Monday, July 9, 2012

How many interns does it take to find 36 random items on a large college campus?

Day 1
Today we had our first day as interns at RIT, and while the day was fun I am kind of overwhelmed. Right after the morning meeting we were separated into different groups for a scavenger hunt. Even though my group (And I know your names now; Olivia, Tyler, Denise, and Sadie) had some trouble finding the objects at first (despite the help of a list from Tyler's Dad) we still had a lot of fun getting lost. Now however, I can honestly say that I know more about getting lost than ever before! After that we were treated to some delicious potato pizza (I didn't even know that existed), and edited video clips from our campus wide escapade into a coherent mess of slow-motion and crazy antics. Sadly, our group lost, no wait, tied for second out of the three groups there, but on the plus side we won a plethora of paper plate awards. Once we had heard the judges verdict we each separated into our separate labs. I am working, as indicated by the title of my blog, in the Historical Document Restoration lab, which is in itself, a misnomer. In reality, the work of the lab involves visual analysis using various imaging techniques (such as ultraviolet light spectroscopy, and x-ray imaging) to uncover ancient texts which have been covered over with other writings. There isn't any real alteration or restoration done to the documents. Anyways, the focus of my summer will be on the Archimedes Palimpsest, an ancient manuscript written by Archimedes, which has been scraped off and used as parchment for a prayer book.
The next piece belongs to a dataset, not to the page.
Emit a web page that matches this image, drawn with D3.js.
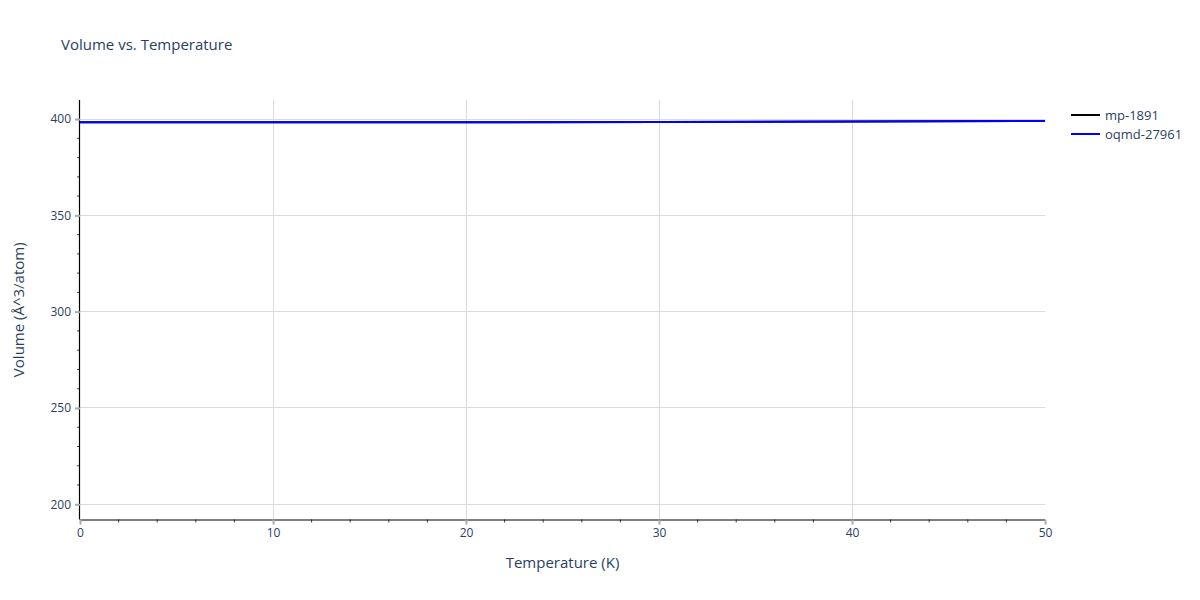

Roger Easton, (for anyone who doesn't already know, Roger is one of the imaging scientists responsible for the work on the Archimedes Palimpsest) went over my goal this summer which is to create a decent alternative to the current website for the project, which will be more accessible for scholars. Although a lot of my work will consist of HTML programming and file conversion, I am excited (I know most people would probably not feel the same way). Like Roger said, even when the work gets tedious, it's important, and will be greatly appreciated. Plus, I get to work with images which, although I can't read Greek, are still really cool, and it's exciting to know their history, and the science that helped to produce them. Like I said it's a lot to take in. So now I will just sit back with a glass of ice water, and let the day's events sink in.